Files and directories located in /var/tmp must not be deleted when the system is booted. Although data stored in /var/tmp is typically deleted in a site-specific manner, it is recommended that deletions occur at a less frequent interval than /tmp.

I'm not aware of any Linux distributions that automatically clean /var/tmp. IMO, the applications that use /var/www cleanup after themselves in some reasonable manner.
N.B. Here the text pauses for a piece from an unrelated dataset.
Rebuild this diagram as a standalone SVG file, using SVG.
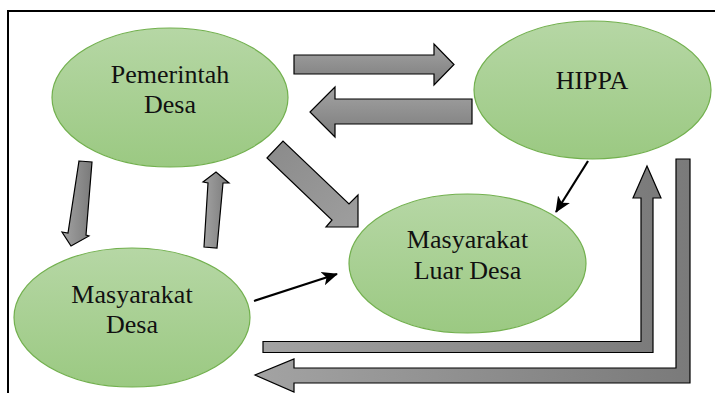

  • So by default, files in /var/tmp are not deleted automatically and are only deleted when the user manually deletes them?
    – thebackhand
    Jul 26, 2010 at 23:26
  • 2
    I don't think that's a given as it says it's "deleted in a site-specific manner," implying that you don't have any guarantees other than it won't be deleted across a reboot. But, I think it's likely that most distributions won't delete the files in that directory but will rely on the application to clean them up. Jul 26, 2010 at 23:44

All RHEL-based distros clean /var/tmp of files older than 30 days. I don't know about other distros. Look for a cron entry that invokes tmpwatch. On Fedora/RHEL it is /etc/cron.daily/tmpwatch. It has a line like:

/usr/sbin/tmpwatch "$flags" 30d /var/tmp


/usr/sbin/tmpwatch 720 /var/tmp

(720 hours = 30 days)

  • 5
    To be more specific, they delete files that have not been accessed, modified or had a status change in the last 30d.
    – Didier A.
    Sep 30, 2015 at 2:17
  • Well this is annoying. I had followed a guide online that told me to create a script and put it in /var/tmp. Now it's gone.